— Start of EXTRACTED MATERIAL —
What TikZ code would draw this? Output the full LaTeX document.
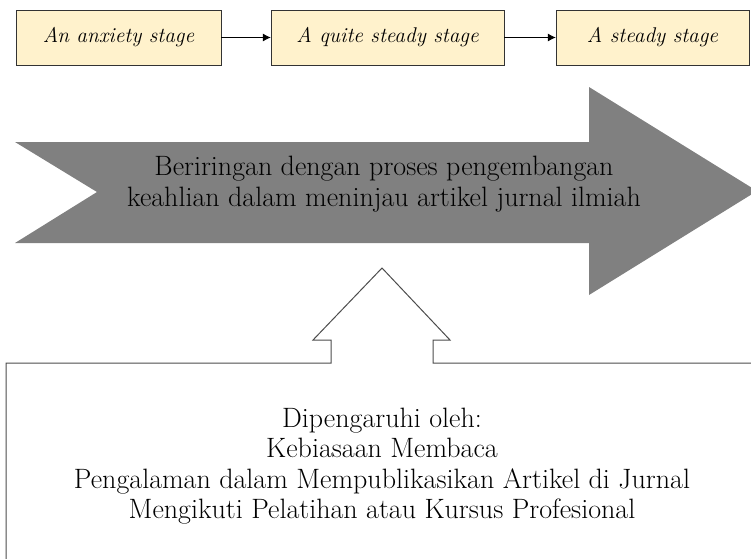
\documentclass[tikz,border=0pt]{standalone}
\usetikzlibrary{arrows.meta}

\definecolor{stagefill}{HTML}{FFF2CC}
\definecolor{bigarrow}{HTML}{808080}

\tikzset{
  stage/.style={draw=black!80, fill=stagefill, minimum height=55pt, inner sep=0pt,
    font=\fontsize{21.3}{25}\selectfont\itshape},
  link/.style={-{Latex[length=8pt,width=8pt]}, line width=0.8pt},
}

\begin{document}
\begin{tikzpicture}[x=1pt,y=-1pt]
    \useasboundingbox (0,0) rectangle (751,558);

    % Top row of stages
    \node[stage, minimum width=205pt] (anxiety) at (118.5,37.5) {An anxiety stage};
    \node[stage, minimum width=233pt] (quite)   at (387.5,37.5) {A quite steady stage};
    \node[stage, minimum width=193pt] (steady)  at (652.5,37.5) {A steady stage};

    \draw[link] (anxiety) -- (quite);
    \draw[link] (quite) -- (steady);

    % Big grey arrow (notched tail, head cut by the right edge)
    \fill[bigarrow] (15,142) -- (589,142) -- (589,87) -- (757,191)
        -- (589,295) -- (589,243) -- (15,243) -- (97,192) -- cycle;
    \node[align=center, font=\fontsize{28}{31}\selectfont] (process) at (384,184.5)
        {Beriringan dengan proses pengembangan\\keahlian dalam meninjau artikel jurnal ilmiah};

    % Lower box with the small up arrow on its top edge
    \draw[line width=1pt, draw=black!70] (6,570) -- (6,363) -- (331,363) -- (331,340)
        -- (313,340) -- (382,268) -- (450,340) -- (433,340) -- (433,363) -- (760,363);
    \node[align=center, font=\fontsize{28}{30.5}\selectfont] (factors) at (382,466)
        {Dipengaruhi oleh:\\Kebiasaan Membaca\\Pengalaman dalam Mempublikasikan Artikel di Jurnal\\Mengikuti Pelatihan atau Kursus Profesional};

\end{tikzpicture}
\end{document}
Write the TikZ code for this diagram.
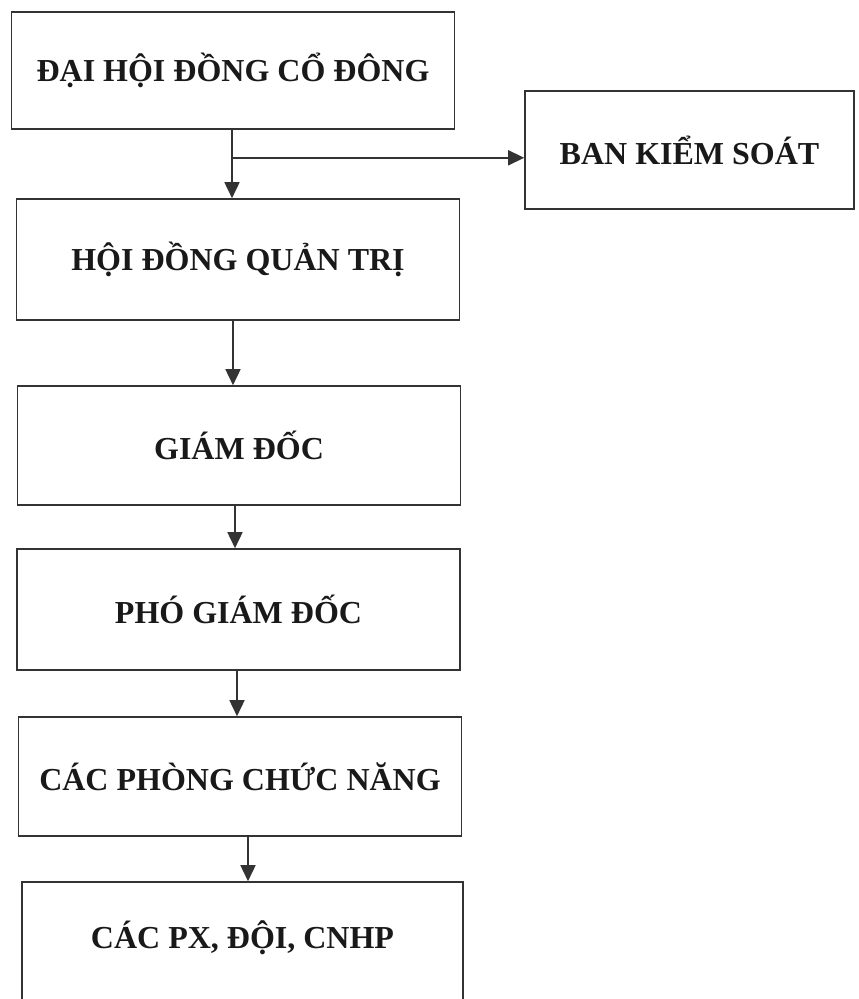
\documentclass[tikz,border=0pt]{standalone}
\usepackage{fontspec}
\setmainfont{Liberation Serif}
\usepackage{tikz}
\usetikzlibrary{calc}
\usetikzlibrary{arrows.meta}

\begin{document}
\begin{tikzpicture}[x=1pt,y=-1pt,
    box/.style={draw=black!80,line width=1.6pt,minimum width=443pt,minimum height=119pt,
        inner sep=0pt,font=\fontsize{32}{36}\selectfont\bfseries,text=black!90},
    arr/.style={draw=black!80,line width=1.6pt,-{Triangle[length=16pt,width=15pt]}}]
            \useasboundingbox (0,0) rectangle (859,999);
            \node[box,minimum height=117pt] (dh) at (233,70.5) {ĐẠI HỘI ĐỒNG CỔ ĐÔNG};
            \node[box,minimum width=329pt,minimum height=118pt] (bks) at (689.5,150) {BAN KIỂM SOÁT};
            \node[box,minimum height=121pt] (hd) at (238,259.5) {HỘI ĐỒNG QUẢN TRỊ};
            \node[box] (gd) at (239,445.5) {GIÁM ĐỐC};
            \node[box,minimum height=121pt] (pgd) at (238.5,609.5) {PHÓ GIÁM ĐỐC};
            \node[box] (cp) at (240,776.5) {CÁC PHÒNG CHỨC NĂNG};
            \node[box,minimum width=441pt,minimum height=124pt,text depth=19pt] (px) at (242.5,944) {CÁC PX, ĐỘI, CNHP};

            \coordinate (br) at ($(dh.south)+(-1,28)$);
            \draw[arr] ([xshift=-1pt]dh.south) -- ([xshift=-1pt]dh.south |- hd.north);
            \draw[arr] (br) -- (br -| bks.west);
            \draw[arr] ([xshift=-5pt]hd.south) -- ([xshift=-5pt]hd.south |- gd.north);
            \draw[arr] ([xshift=-4pt]gd.south) -- ([xshift=-4pt]gd.south |- pgd.north);
            \draw[arr] ([xshift=-1.5pt]pgd.south) -- ([xshift=-1.5pt]pgd.south |- cp.north);
            \draw[arr] ([xshift=8pt]cp.south) -- ([xshift=8pt]cp.south |- px.north);
        \end{tikzpicture}
\end{document}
— End of EXTRACTED MATERIAL —
● EXERCISE INSTRUCTIONS
Each record above must be returned exactly as written, with its pictures omitted.

● RESULT OF THIS EXERCISE
What TikZ code would draw this? Output the full LaTeX document.
\documentclass[tikz,border=0pt]{standalone}
\usetikzlibrary{arrows.meta}

\definecolor{stagefill}{HTML}{FFF2CC}
\definecolor{bigarrow}{HTML}{808080}

\tikzset{
  stage/.style={draw=black!80, fill=stagefill, minimum height=55pt, inner sep=0pt,
    font=\fontsize{21.3}{25}\selectfont\itshape},
  link/.style={-{Latex[length=8pt,width=8pt]}, line width=0.8pt},
}

\begin{document}
\begin{tikzpicture}[x=1pt,y=-1pt]
    \useasboundingbox (0,0) rectangle (751,558);

    % Top row of stages
    \node[stage, minimum width=205pt] (anxiety) at (118.5,37.5) {An anxiety stage};
    \node[stage, minimum width=233pt] (quite)   at (387.5,37.5) {A quite steady stage};
    \node[stage, minimum width=193pt] (steady)  at (652.5,37.5) {A steady stage};

    \draw[link] (anxiety) -- (quite);
    \draw[link] (quite) -- (steady);

    % Big grey arrow (notched tail, head cut by the right edge)
    \fill[bigarrow] (15,142) -- (589,142) -- (589,87) -- (757,191)
        -- (589,295) -- (589,243) -- (15,243) -- (97,192) -- cycle;
    \node[align=center, font=\fontsize{28}{31}\selectfont] (process) at (384,184.5)
        {Beriringan dengan proses pengembangan\\keahlian dalam meninjau artikel jurnal ilmiah};

    % Lower box with the small up arrow on its top edge
    \draw[line width=1pt, draw=black!70] (6,570) -- (6,363) -- (331,363) -- (331,340)
        -- (313,340) -- (382,268) -- (450,340) -- (433,340) -- (433,363) -- (760,363);
    \node[align=center, font=\fontsize{28}{30.5}\selectfont] (factors) at (382,466)
        {Dipengaruhi oleh:\\Kebiasaan Membaca\\Pengalaman dalam Mempublikasikan Artikel di Jurnal\\Mengikuti Pelatihan atau Kursus Profesional};

\end{tikzpicture}
\end{document}
Write the TikZ code for this diagram.
\documentclass[tikz,border=0pt]{standalone}
\usepackage{fontspec}
\setmainfont{Liberation Serif}
\usepackage{tikz}
\usetikzlibrary{calc}
\usetikzlibrary{arrows.meta}

\begin{document}
\begin{tikzpicture}[x=1pt,y=-1pt,
    box/.style={draw=black!80,line width=1.6pt,minimum width=443pt,minimum height=119pt,
        inner sep=0pt,font=\fontsize{32}{36}\selectfont\bfseries,text=black!90},
    arr/.style={draw=black!80,line width=1.6pt,-{Triangle[length=16pt,width=15pt]}}]
            \useasboundingbox (0,0) rectangle (859,999);
            \node[box,minimum height=117pt] (dh) at (233,70.5) {ĐẠI HỘI ĐỒNG CỔ ĐÔNG};
            \node[box,minimum width=329pt,minimum height=118pt] (bks) at (689.5,150) {BAN KIỂM SOÁT};
            \node[box,minimum height=121pt] (hd) at (238,259.5) {HỘI ĐỒNG QUẢN TRỊ};
            \node[box] (gd) at (239,445.5) {GIÁM ĐỐC};
            \node[box,minimum height=121pt] (pgd) at (238.5,609.5) {PHÓ GIÁM ĐỐC};
            \node[box] (cp) at (240,776.5) {CÁC PHÒNG CHỨC NĂNG};
            \node[box,minimum width=441pt,minimum height=124pt,text depth=19pt] (px) at (242.5,944) {CÁC PX, ĐỘI, CNHP};

            \coordinate (br) at ($(dh.south)+(-1,28)$);
            \draw[arr] ([xshift=-1pt]dh.south) -- ([xshift=-1pt]dh.south |- hd.north);
            \draw[arr] (br) -- (br -| bks.west);
            \draw[arr] ([xshift=-5pt]hd.south) -- ([xshift=-5pt]hd.south |- gd.north);
            \draw[arr] ([xshift=-4pt]gd.south) -- ([xshift=-4pt]gd.south |- pgd.north);
            \draw[arr] ([xshift=-1.5pt]pgd.south) -- ([xshift=-1.5pt]pgd.south |- cp.north);
            \draw[arr] ([xshift=8pt]cp.south) -- ([xshift=8pt]cp.south |- px.north);
        \end{tikzpicture}
\end{document}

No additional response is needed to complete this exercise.